Their bulk helped them withstand the Ice Age's extreme temperatures. But that size came at an ultimately fatal cost as temperatures rose, according to Boeskorov:

As this ice and snow melted, the landscape of the time would also have become increasingly pitted with hollows and boggy banks, forming natural traps that woolly rhinos might have found impassable.

In addition, the natural traps presented certain danger for such a short-legged and heavy creature.

Presumably, this rhinoceros slumped, bogged down and drowned in such a trap.

Boeskorov, of the Russian Academy of Sciences in Yakutsk, based his conclusions on one of four near-fully preserved carcasses of Coelodonta antiquitatis, whose scientific name means "ancient cavity tooth."

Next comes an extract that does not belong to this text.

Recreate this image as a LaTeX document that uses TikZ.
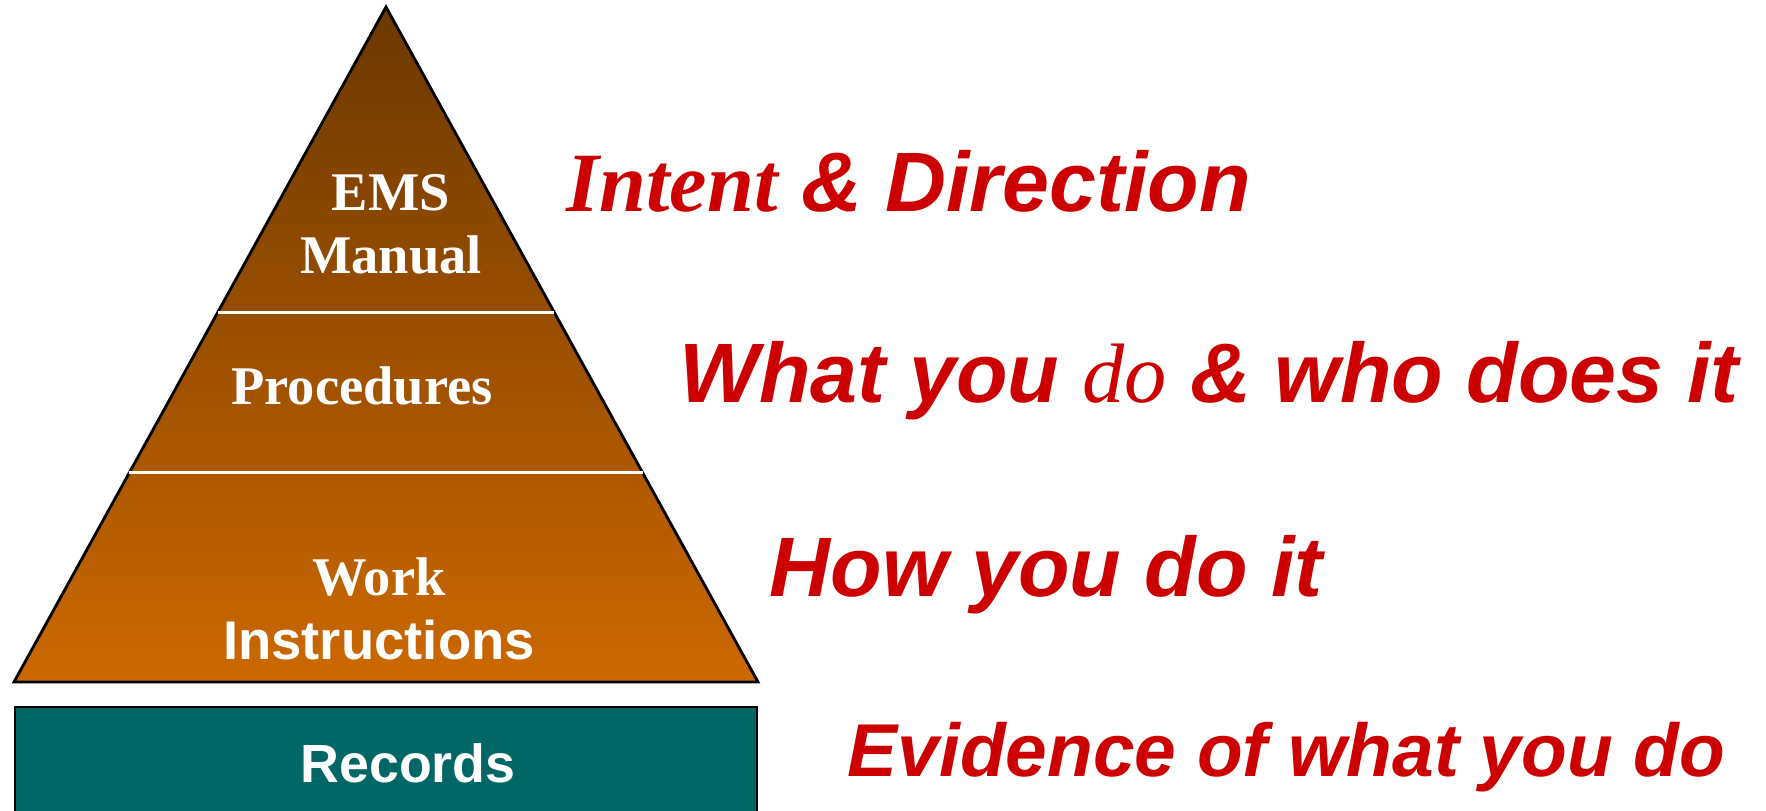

The specimen in question is a female that was unearthed near the mouth of a Siberian gold mine in 2007. It sports a similarly thick hide and heavy fur to the better-known woolly mammoth and, like the other specimens, suggests the animal was about 1.5 meters in height, like today's Javan rhinoceros.

Boeskorov's study first appeared earlier this year in "Zoologichesky Zhurnal."

An English-language abstract that appeared in "Biology Bulletin" this month says:

The results of anatomical and morphological studies of new corpse remains of the fossil woolly rhinoceros found in 2007 in the lower reaches of the Kolyma River are described. These new data provide additional details of the specific features of the structures and sizes of individual body parts of the fossil rhinoceros and allow for several inferences on the specific adaptations of this species to the cold climate of the Ice Age.

The notion that they reproduced slowly stems in part from the fact that their udders had two nipples, suggesting they generally gave birth to just a single calf.

Woolly rhinos are among the creatures depicted in Ice Age drawings like those found in France's Chauvet Cave.

Scientists first encountered them when a pair of horns was found in 19th-century Russia (and mistaken for giant bird claws).

Siberia is a major source of well-preserved remains, particularly as the long-frozen tundra surrenders carcasses as it thaws as a result of climate change.